We will use the following applications to test the performance of the graphics card.

Synthetic Benchmarks & Games

Benchmarks
3DMark11
Heaven Benchmark 3.0
Batman: Arkham City
Just Cause 2
Lost Planet 2
Dirt 3
Metro 2033

 

Overclocking

The ASUS GeForce GTX 660 DirectCU II cooler and SAP components combine every time to make for a great overclocking experience. This is no different with the GTX 660 as the slider keeps moving to a final stable clock of 1135MHz which is quite good at about 15% overclock.

The memory was similar as default is already past 6GHz frequency but the card easily clocked past 6800MHz to a final stable frequency of 6840MHz which is a sizable 13% overclock.
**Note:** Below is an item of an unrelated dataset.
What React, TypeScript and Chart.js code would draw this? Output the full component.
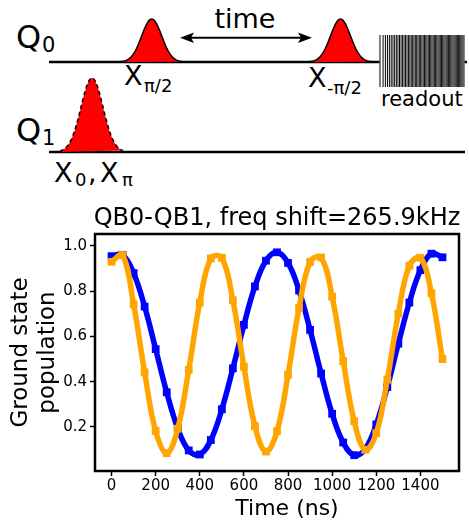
import React, { useEffect, useRef } from 'react';
import { Chart, registerables } from 'chart.js';

Chart.register(...registerables);

// ---- data ----
const TIME_NS = [0, 50, 100, 150, 200, 250, 300, 350, 400, 450, 500, 550, 600, 650, 700, 750, 800, 850, 900, 950, 1000, 1050, 1100, 1150, 1200, 1250, 1300, 1350, 1400, 1450, 1500];
const BLUE_POP = [0.955, 0.961, 0.880, 0.732, 0.544, 0.353, 0.194, 0.096, 0.078, 0.142, 0.278, 0.459, 0.651, 0.821, 0.935, 0.972, 0.925, 0.803, 0.629, 0.436, 0.258, 0.131, 0.075, 0.103, 0.211, 0.376, 0.568, 0.750, 0.893, 0.966, 0.950];
const ORANGE_POP = [0.930, 0.960, 0.742, 0.441, 0.182, 0.084, 0.192, 0.453, 0.750, 0.945, 0.948, 0.760, 0.466, 0.203, 0.091, 0.181, 0.431, 0.726, 0.929, 0.949, 0.776, 0.491, 0.225, 0.099, 0.172, 0.409, 0.701, 0.913, 0.948, 0.791, 0.500];
const X_TICKS = [0, 200, 400, 600, 800, 1000, 1200, 1400];
const Y_TICKS = [0.2, 0.4, 0.6, 0.8, 1.0];
const CHART_TITLE = 'QB0-QB1, freq shift=265.9kHz';
const X_TITLE = 'Time (ns)';
const Y_TITLE = ['Ground state', 'population'];

const FONT = 'DejaVu Sans';

function gaussPath(cx: number, base: number, h: number, sigma: number, half: number) {
  let d = `M ${cx - half} ${base}`;
  const n = 80;
  for (let i = 0; i <= n; i++) {
    const dx = -half + (2 * half * i) / n;
    d += ` L ${(cx + dx).toFixed(2)} ${(base - h * Math.exp(-(dx * dx) / (2 * sigma * sigma))).toFixed(2)}`;
  }
  return d;
}

function Diagram() {
  const stripes: number[] = [];
  const N = 62;
  for (let k = 0; k <= N; k++) stripes.push(380 + 84 * Math.pow(k / N, 0.8));
  const txt = { fontFamily: FONT, fill: '#000' } as any;
  return (
    <svg width={469} height={190} style={{ position: 'absolute', left: 0, top: 0 }}>
      <defs>
        <linearGradient id="fadeH" x1="0" y1="0" x2="1" y2="0">
          <stop offset="0" stopColor="#fff" stopOpacity="0" />
          <stop offset="1" stopColor="#fff" stopOpacity="0.12" />
        </linearGradient>
      </defs>
      {/* Q0 line */}
      <line x1={49} y1={62} x2={467} y2={62} stroke="#000" strokeWidth={2.5} />
      {/* Q1 line */}
      <line x1={49} y1={152} x2={465} y2={152} stroke="#000" strokeWidth={2.5} />
      {/* pulses on Q0 */}
      <path d={gaussPath(151.7, 62, 43, 10, 31)} fill="#ff0000" stroke="#000" strokeWidth={1.5} />
      <path d={gaussPath(340.5, 62, 43, 10, 31)} fill="#ff0000" stroke="#000" strokeWidth={1.5} />
      {/* pulse on Q1 */}
      <path d={gaussPath(92, 152, 74, 11, 31)} fill="#ff0000" stroke="#000" strokeWidth={1.5} strokeDasharray="4 3" />
      {/* readout */}
      <rect x={379.5} y={35} width={85} height={52} fill="#fff" />
      {stripes.map((x, i) => (
        <line key={i} x1={x} y1={35} x2={x} y2={87} stroke="#000" strokeWidth={1} />
      ))}
      <rect x={379.5} y={35} width={85} height={52} fill="url(#fadeH)" />
      {/* time arrow */}
      <line x1={190} y1={37.7} x2={302} y2={37.7} stroke="#000" strokeWidth={2} />
      <polygon points="180,37.7 194,32.5 191,37.7 194,42.9" fill="#000" />
      <polygon points="312,37.7 298,32.5 301,37.7 298,42.9" fill="#000" />
      <text x={245} y={28} fontSize={27} textAnchor="middle" style={txt}>time</text>
      {/* qubit labels */}
      <text x={16} y={48} fontSize={32} style={txt}>Q</text>
      <text x={42} y={52} fontSize={21} style={txt}>0</text>
      <text x={16} y={141} fontSize={32} style={txt}>Q</text>
      <text x={42} y={145} fontSize={21} style={txt}>1</text>
      {/* pulse labels */}
      <text x={124} y={85} fontSize={27} style={txt}>X</text>
      <text x={144} y={92} fontSize={18} style={txt}>π/2</text>
      <text x={308} y={87} fontSize={27} style={txt}>X</text>
      <text x={327} y={94} fontSize={18} style={txt}>-π/2</text>
      <text x={381} y={106} fontSize={21} style={txt}>readout</text>
      <text x={54} y={182} fontSize={27} style={txt}>X</text>
      <text x={75} y={186} fontSize={18} style={txt}>0</text>
      <text x={88} y={182} fontSize={27} style={txt}>,</text>
      <text x={100} y={182} fontSize={27} style={txt}>X</text>
      <text x={122} y={186} fontSize={18} style={txt}>π</text>
    </svg>
  );
}

const boxPlugin = {
  id: 'plotBox',
  afterDraw(chart: any) {
    const { ctx, chartArea: a } = chart;
    ctx.save();
    ctx.strokeStyle = '#000';
    ctx.lineWidth = 2.5;
    ctx.strokeRect(a.left, a.top, a.right - a.left, a.bottom - a.top);
    ctx.fillStyle = '#000';
    ctx.textAlign = 'center';
    ctx.textBaseline = 'middle';
    const cx = (a.left + a.right) / 2;
    ctx.font = `24px "${FONT}"`;
    ctx.fillText(CHART_TITLE, cx, a.top - 15);
    ctx.font = `22px "${FONT}"`;
    ctx.fillText(X_TITLE, cx + 10, a.bottom + 38);
    ctx.restore();
  },
};

export default function App() {
  const canvasRef = useRef<HTMLCanvasElement | null>(null);

  useEffect(() => {
    const canvas = canvasRef.current;
    if (!canvas) return;
    const blue = TIME_NS.map((t, i) => ({ x: t, y: BLUE_POP[i] }));
    const orange = TIME_NS.map((t, i) => ({ x: t, y: ORANGE_POP[i] }));
    const tickFont = { family: FONT, size: 15 };
    const chart = new Chart(canvas, {
      type: 'line',
      data: {
        datasets: [
          {
            label: 'QB0',
            data: blue,
            borderColor: '#0000ff',
            backgroundColor: '#0000ff',
            borderWidth: 5.5,
            tension: 0.4,
            pointStyle: 'rect',
            pointRadius: 5.5,
            pointBorderWidth: 0,
            pointBackgroundColor: '#0000ff',
            order: 2,
          },
          {
            label: 'QB1',
            data: orange,
            borderColor: '#ffa500',
            backgroundColor: '#ffa500',
            borderWidth: 5.5,
            tension: 0.4,
            pointStyle: 'rect',
            pointRadius: 5.5,
            pointBorderWidth: 0,
            pointBackgroundColor: '#ffa500',
            order: 1,
          },
        ],
      },
      options: {
        responsive: false,
        animation: false,
        layout: { padding: { left: 0, right: 10, top: 44, bottom: 0 } },
        plugins: {
          legend: { display: false },
          tooltip: { enabled: false },
          title: { display: false },
        },
        scales: {
          x: {
            type: 'linear',
            min: -75,
            max: 1575,
            afterBuildTicks: (s: any) => {
              s.ticks = X_TICKS.map((v) => ({ value: v }));
            },
            afterFit: (s: any) => {
              s.height = 49;
            },
            ticks: {
              color: '#000',
              font: tickFont,
              padding: 1,
              maxRotation: 0,
              autoSkip: false,
              callback: (v: any) => String(v),
            },
            grid: { display: true, drawOnChartArea: false, drawTicks: true, tickLength: 5, tickColor: '#000', tickWidth: 1.5 },
            border: { display: false },
            title: { display: false, text: X_TITLE },
          },
          y: {
            type: 'linear',
            min: 0.005,
            max: 1.053,
            afterBuildTicks: (s: any) => {
              s.ticks = Y_TICKS.map((v) => ({ value: v }));
            },
            afterFit: (s: any) => {
              s.width = 95;
            },
            ticks: {
              color: '#000',
              font: tickFont,
              padding: 3,
              autoSkip: false,
              callback: (v: any) => Number(v).toFixed(1),
            },
            grid: { display: true, drawOnChartArea: false, drawTicks: true, tickLength: 5, tickColor: '#000', tickWidth: 1.5 },
            border: { display: false },
            title: {
              display: true,
              text: Y_TITLE,
              color: '#000',
              font: { family: FONT, size: 23, lineHeight: 1.15 },
              padding: { top: 8, bottom: 0 },
            },
          },
        },
      },
      plugins: [boxPlugin],
    } as any);
    return () => chart.destroy();
  }, []);

  return (
    <div style={{ position: 'absolute', left: 0, top: 0, width: 469, height: 520, background: '#fff', overflow: 'hidden' }}>
      <Diagram />
      <div style={{ position: 'absolute', left: 0, top: 190, width: 469, height: 330 }}>
        <canvas ref={canvasRef} width={469} height={330} style={{ width: 469, height: 330, display: 'block' }} />
      </div>
    </div>
  );
}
These overclocks are completely stable across game testing and benchmarks and while the card may pull a little further for short benchmark runs this is the max we could get to be considered fully stable. This could easily enable a few extra frames and give a much smoother gameplay for a gamer who might have been on the edge previously. This and the fact that I’ve never been one to complain about free performance so i’m not gonna start now.

 

Clock Stock Frequency  Max stable MHz
 OC Percent
GPU Base clock  980MHz 1135MHz 15%
Memory clock 1502MHz (6008MHz)  1710MHz (6840MHz)  13%

In order to ensure no system bottleneck we clocked the CPU to 4.6GHz to ensure there is no reason the system will slow down the cards performance at all.
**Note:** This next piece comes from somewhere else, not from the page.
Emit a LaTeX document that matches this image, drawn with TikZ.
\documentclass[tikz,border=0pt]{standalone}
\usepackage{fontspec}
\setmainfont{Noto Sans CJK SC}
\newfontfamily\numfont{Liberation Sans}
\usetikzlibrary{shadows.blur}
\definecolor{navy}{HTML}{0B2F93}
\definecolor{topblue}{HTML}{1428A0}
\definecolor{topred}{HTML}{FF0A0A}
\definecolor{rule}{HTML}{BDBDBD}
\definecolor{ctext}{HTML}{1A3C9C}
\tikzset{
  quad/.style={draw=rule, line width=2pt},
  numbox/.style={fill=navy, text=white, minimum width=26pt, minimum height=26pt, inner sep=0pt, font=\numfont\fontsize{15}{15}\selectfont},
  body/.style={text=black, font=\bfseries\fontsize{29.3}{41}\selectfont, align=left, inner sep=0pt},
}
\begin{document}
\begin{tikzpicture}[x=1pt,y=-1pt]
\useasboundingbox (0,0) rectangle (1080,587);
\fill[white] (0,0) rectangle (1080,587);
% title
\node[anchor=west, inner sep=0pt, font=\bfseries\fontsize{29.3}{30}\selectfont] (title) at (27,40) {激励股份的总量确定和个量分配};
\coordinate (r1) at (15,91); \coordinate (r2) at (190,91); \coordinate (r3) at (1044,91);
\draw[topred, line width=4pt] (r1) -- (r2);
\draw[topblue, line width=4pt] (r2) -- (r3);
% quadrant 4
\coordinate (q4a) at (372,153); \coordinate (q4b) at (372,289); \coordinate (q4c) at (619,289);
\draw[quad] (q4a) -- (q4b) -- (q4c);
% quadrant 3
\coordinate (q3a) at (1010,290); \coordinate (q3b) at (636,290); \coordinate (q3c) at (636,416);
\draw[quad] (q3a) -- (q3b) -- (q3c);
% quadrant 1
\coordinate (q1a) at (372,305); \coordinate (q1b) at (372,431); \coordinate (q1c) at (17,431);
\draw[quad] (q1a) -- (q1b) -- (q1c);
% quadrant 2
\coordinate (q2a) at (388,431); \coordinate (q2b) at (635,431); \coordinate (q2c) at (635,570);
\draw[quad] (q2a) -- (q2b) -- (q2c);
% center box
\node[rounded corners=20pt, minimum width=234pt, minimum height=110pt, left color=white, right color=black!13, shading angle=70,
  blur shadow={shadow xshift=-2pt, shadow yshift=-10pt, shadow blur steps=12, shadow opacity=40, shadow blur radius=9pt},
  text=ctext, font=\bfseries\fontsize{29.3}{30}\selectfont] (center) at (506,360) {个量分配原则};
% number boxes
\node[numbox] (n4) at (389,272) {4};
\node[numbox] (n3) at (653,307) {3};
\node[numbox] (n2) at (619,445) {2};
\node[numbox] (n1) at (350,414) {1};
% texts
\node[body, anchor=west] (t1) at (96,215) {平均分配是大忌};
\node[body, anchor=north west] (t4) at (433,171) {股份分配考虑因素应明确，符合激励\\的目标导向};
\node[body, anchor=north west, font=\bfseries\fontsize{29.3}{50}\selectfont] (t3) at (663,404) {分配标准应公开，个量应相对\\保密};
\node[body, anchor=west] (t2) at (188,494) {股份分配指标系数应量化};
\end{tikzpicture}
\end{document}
Some may ask why we chose the mainstream Z77 system, and we can explain. Up until recent the X79 enthusiasts platform did not really support PCI-E Gen 3 on the Nvidia 600 series GPU’s. Because of the inherent instability many have seen with the X79 platform with Gen 3 products, Nvidia has been hesitant to enable it, and now there is a workaround via registry to get it working. However, in order to ensure the most consistent testing possible, we have stuck to the natively supported Z77 platform.

 

Important note: Overclocking can cause component failure. Please exercise caution when attempting any level of overclock on system components.

 

Temperatures

The temperatures were recorded with full loaded Heaven benchmark looping for over 30 minutes or longer depending how long it took for the card to level out in temps and sat at a plateau for more than 10 minutes.
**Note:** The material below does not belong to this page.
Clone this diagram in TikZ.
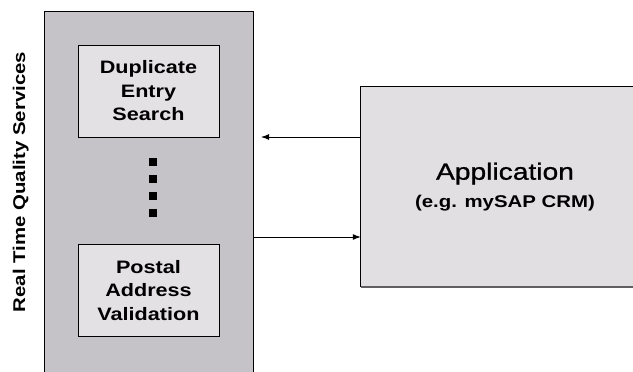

GPU Temperatures Temperature (Idle/Load)
ASUS GeForce GTX 660 DirectCU II OC 31C/65C
ASUS GeForce GTX 660 DirectCU II  31C/63C

The DirectCU II cooler worked excellently as the fans stayed nice and quiet throughout the runs and even when overclocked it swallowed up the heat and kep chugging along without issue.

 

Real world/Gaming Benchmarks

3DMARK 11

3DMark 11 is the newest in Futuremark’s suite of benchmarking utilities. Its a fully capable DirectX11 benchmark which also stresses and analyzes the system performance as a whole to simulate a heavy rendering environment such as a high end game or other app the end user may run. This benchmark was run with Performance settings 5 times and all runs were averaged for the result below.

3DMark 11 shows a nice picture of where each card falls in line coming from our testbench. The GTX 660 DCII falls right in line above the 650 Ti and below the 580 in the performance preset. The extreme preset lets the 660 DCII’s 2GB of frame buffer shine as it pulls ahead of the 1.5GB 580 and further distances itself ahead of the 650 Ti.

 

Unigine Heaven 3.0

Unigine Heaven is a benchmark program based on Unigine Corp’s latest engine, Unigine. The engine features DirectX 11, Hardware tessellation, DirectCompute, and Shader Model 5.0. All of these new technologies combined with the ability to run each card through the same exact test means this benchmark should be in our arsenal for a long time.

Here we see once again the 660 DCII jumping ahead of both the GTX 560 and 650 Ti and nothing in just on the heels of the 580 which is not a bad place to be as this card is roughly half the price of the 580 at launch.

 

Metro 2033

Metro 2033 has always been extraordinarily stressful for GPU’s, and this has not changed with time. Here you can see the ASUS 660 offering actually creeping very close to the EVGA SC card by just a a frame at 1680×1050 and even less at 1080P which is not bad at all and I can imagine with the overclock the ASUS card could easily jump up even more.

 

Lost Planet 2

Lost Planet 2 shows a definite trend here as the 660 DCII hangs right in position just nipping at the heels of the previous gen flagship 580 and well ahead of one of AMDs premier performers the 7950! This little 660 is proving to be a real winner in teh price for performance category.

 

Batman: Arkham City

 

We tested Batman Arkham City and once again the 660 DCII finds itself in a power position actually beating out the 580 by a decent margin with over 15 FPS difference and that is quite alot for a card of this pricing and position.

 

Just Cause 2

I just had to test Just cause 2 as it is an awesome game with some very good visuals. The 660 pulls off a respectable performance but this time it falls a bit behind the 580 and even the previous gen 560 Ti as it seems this game is very friendly to the older architecture. But even with this considered the 660 pulls of a nice showing with very playable frame rates in excess of 60 FPS average which means it should be nice and smooth.

 

Dirt 3

Dirt 3 is a great game for visuals and yet pulls very reasonable framerates on most cards so the 660 DCII pulls over 60 easily. and beats out the 560 Ti this go around but is at the heels of the 7950 and 580 this time. This is not bad company to have as these are top level GPUs and that means this is one excellent performer.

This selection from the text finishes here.